Why is this the best business model we can collectively execute on? Whether it is AI, home cameras, or fridges it seems to just come back to, welp, lets slap an ad on it.
Unlike conventional businesses where a good or "binary" service (it works or not) is sold, advertising is a much more nebulous good whose efficiency can't be accurately measured. This means there are tons of inefficiencies where middlemen can skim something off the top:
* a product manager decides to include ads in some digital product. Their analytics show plenty of "engagement". The engagement is actually people accidentally clicking on the ad while hunting for the tiny "close" button, but even if the PM suspects it, they have no reason to volunteer that information. They keep getting their salary paid and even earn a promotion based on the engagement numbers.
* the developers are tasked with implementing the advertising infrastructure - they get paid while padding their resume about how they're building "scalable" systems.
* the "scalable" system runs on a cloud provider and earns them a ton of money. Cloud provider is happy.
* some marketing agency is given a budget to go and spend on ads. The person there maybe even knows that advertising in the aforementioned product is a bad idea because most of their clicks are fake... but if their client is tasking them with burning money, why would they refuse?

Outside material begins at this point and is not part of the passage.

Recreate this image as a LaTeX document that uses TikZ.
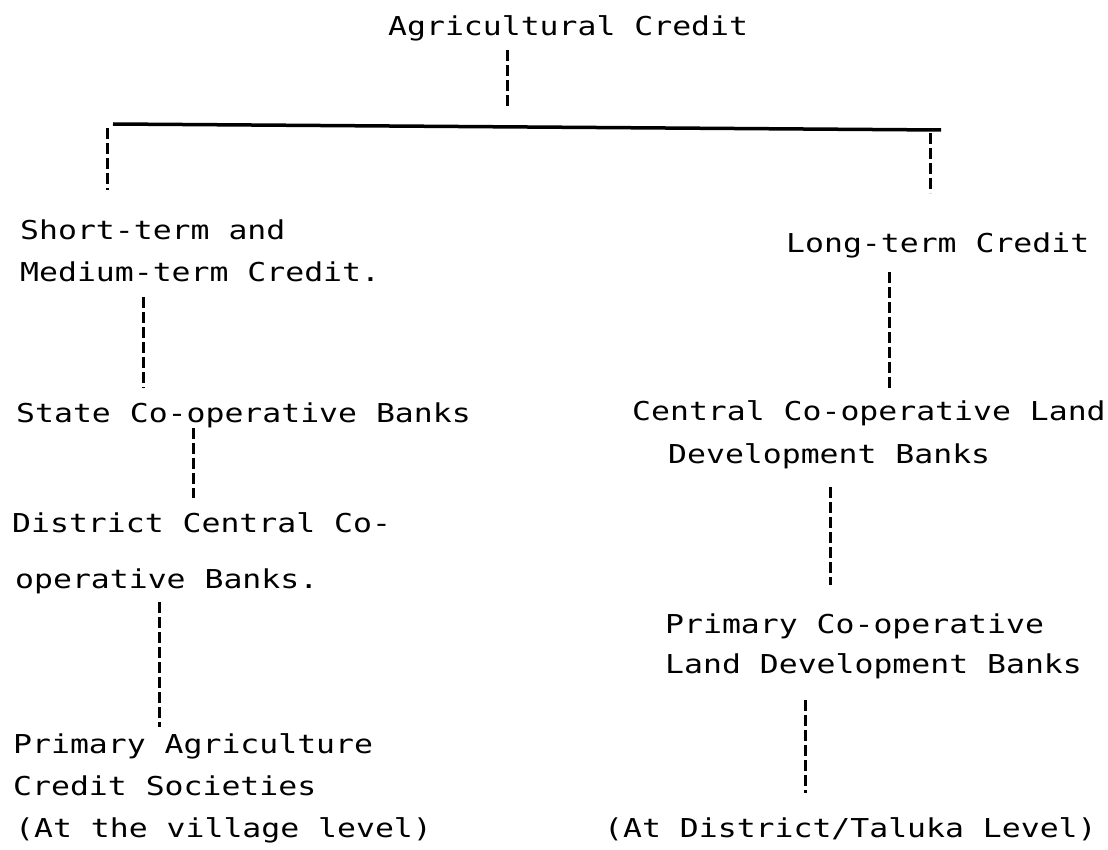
\documentclass[tikz,border=0pt]{standalone}
\usepackage{fontspec}
\newfontfamily\tw[FakeStretch=1.21]{DejaVu Sans Mono}
\begin{document}
\begin{tikzpicture}[x=1pt,y=-1pt,
  lbl/.style={anchor=base west,inner sep=0pt,font=\tw\fontsize{26}{30}\selectfont},
  dl/.style={draw=black,line width=3pt,dash pattern=on 11pt off 4pt},
  barline/.style={draw=black,line width=3.5pt}]
\path[use as bounding box,fill=white] (0,0) rectangle (1108,850);
% texts
\node[lbl] (title) at (388,36) {Agricultural Credit};
\node[lbl] (st1) at (20,240) {Short-term and};
\node[lbl] (st2) at (20,282) {Medium-term Credit.};
\node[lbl] (lt) at (786,253) {Long-term Credit};
\node[lbl] (scb) at (16,422) {State Co-operative Banks};
\node[lbl] (dc1) at (12,532) {District Central Co-};
\node[lbl] (dc2) at (15,588) {operative Banks.};
\node[lbl] (pa1) at (13,753) {Primary Agriculture};
\node[lbl] (pa2) at (13,795) {Credit Societies};
\node[lbl] (pa3) at (15,837) {(At the village level)};
\node[lbl] (cl1) at (632,420) {Central Co-operative Land};
\node[lbl] (cl2) at (668,463) {Development Banks};
\node[lbl] (pl1) at (665,633) {Primary Co-operative};
\node[lbl] (pl2) at (665,673) {Land Development Banks};
\node[lbl] (pl3) at (604,837) {(At District/Taluka Level)};
% connector coordinates
\coordinate (tA) at (507,50);  \coordinate (tB) at (507,108);
\coordinate (barL) at (113,124); \coordinate (barR) at (941,130);
\coordinate (lA) at (107,128); \coordinate (lB) at (107,190);
\coordinate (rA) at (930,133); \coordinate (rB) at (930,193);
\coordinate (sA) at (143,297); \coordinate (sB) at (143,388);
\coordinate (dA) at (193,428); \coordinate (dB) at (193,498);
\coordinate (pA) at (159,602); \coordinate (pB) at (159,727);
\coordinate (cA) at (889,272); \coordinate (cB) at (889,390);
\coordinate (eA) at (830,487); \coordinate (eB) at (830,585);
\coordinate (fA) at (805,700); \coordinate (fB) at (805,793);
% connectors
\draw[dl] (tA) -- (tB);
\draw[barline] (barL) -- (barR);
\draw[dl] (lA) -- (lB);
\draw[dl] (rA) -- (rB);
\draw[dl] (sA) -- (sB);
\draw[dl] (dA) -- (dB);
\draw[dl] (pA) -- (pB);
\draw[dl] (cA) -- (cB);
\draw[dl] (eA) -- (eB);
\draw[dl] (fA) -- (fB);
\end{tikzpicture}
\end{document}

* a marketing person at a big company that doesn't actually need any more advertising to succeed is given a budget and spreads it across a few marketing agencies including the aforementioned one. They get paid, why should they refuse?
At every layer (and I haven't even listed them all), people get paid by skimming something off the top. It doesn't matter whether the advertising works, because nobody in the chain has any incentive to admit it while the status quo is so lucrative, so the rational thing to do for everyone is to not rock the boat.
Customers are generally low-information shoppers. They go to a hardware store and ask the salesperson for a fridge that fits their requirements. The rep will show them a few options, and then the customer gets to try them out. This is where the animal brain takes over: Samsung designs for the animal brain. It's sleek. It's futuristic. There's so many doors. It has a beverage drawer. A condiment drawer. You can customize the panels. The animal knows the Samsung fridge is better, and customers likely won't know any better if the salesperson doesn't tell them (and would they? They make a better commission on the more expensive fridge)
I think it's mostly about squeezing consumers for more money, even after they already paid a premium, because they simply can and nobody will do anything about it.
Because it's a dual revenue stream. The retail customer pays you, and then the advertising customer pays you. Why make only $1 when you can make $2, $3, $4 over time?
If your next question is "why do they need to keep making more money?", the answer is capitalism.
When you get downvoted for making the obvious statement that you have to maximize profits as a capitalist entity, well, you know you’re in a venture capital forum.
It's an inexpensive revenue stream; the secondary effects and risk to customers are considered relevant insofar as they can negatively impact the company's future profitability (if then).
There's no way that this was ever /not/ going to happen under current laws (US).
What the outcome actually happening is indicative of however is that consumers are very very very bad at their job (consuming the best products) and do not have enough rights.
If a customer was entitled to a working product without this kind of deficiency, and we had courts that actually applied punishments to large corporations (instead of unilaterally and without justification, significantly reducing fines to nothing) we wouldn't have this problem. It wouldn't be possible to profit off of this kind of advertising because you would be too busy signing court documents about how you suck at building stuff.
There's only so many human beings who can buy your fridge. There's only so cheap you can build your fridge. There's only so much you can charge for your fridge. But line must go up.
This is simply what it looks like when the people with money and resources decide that a stable and reliable profit is a Failed business.
Internal incentives not overall profitability drive such behavior.
An executive can point to a profit stream and suggest that’s beneficial to the company while ignoring externalities that cost the company 5x as much. Nobody inside has complete knowledge if someone was a good idea or not so the appearance of benefit often replaces the search for actual benefit.
Why do you address us as if we collectively went down to the town center and three dozen times in a row and decided on the same thing by consensus? For most of us this was shoved down our throats by sheer force of violence. And why always this oh shucks apologia about the “business model” that they are supposedly forced to adapt? No, this fridge already costs a lot of money. The ads don’t have to be recouping losses. They could just be for more profit.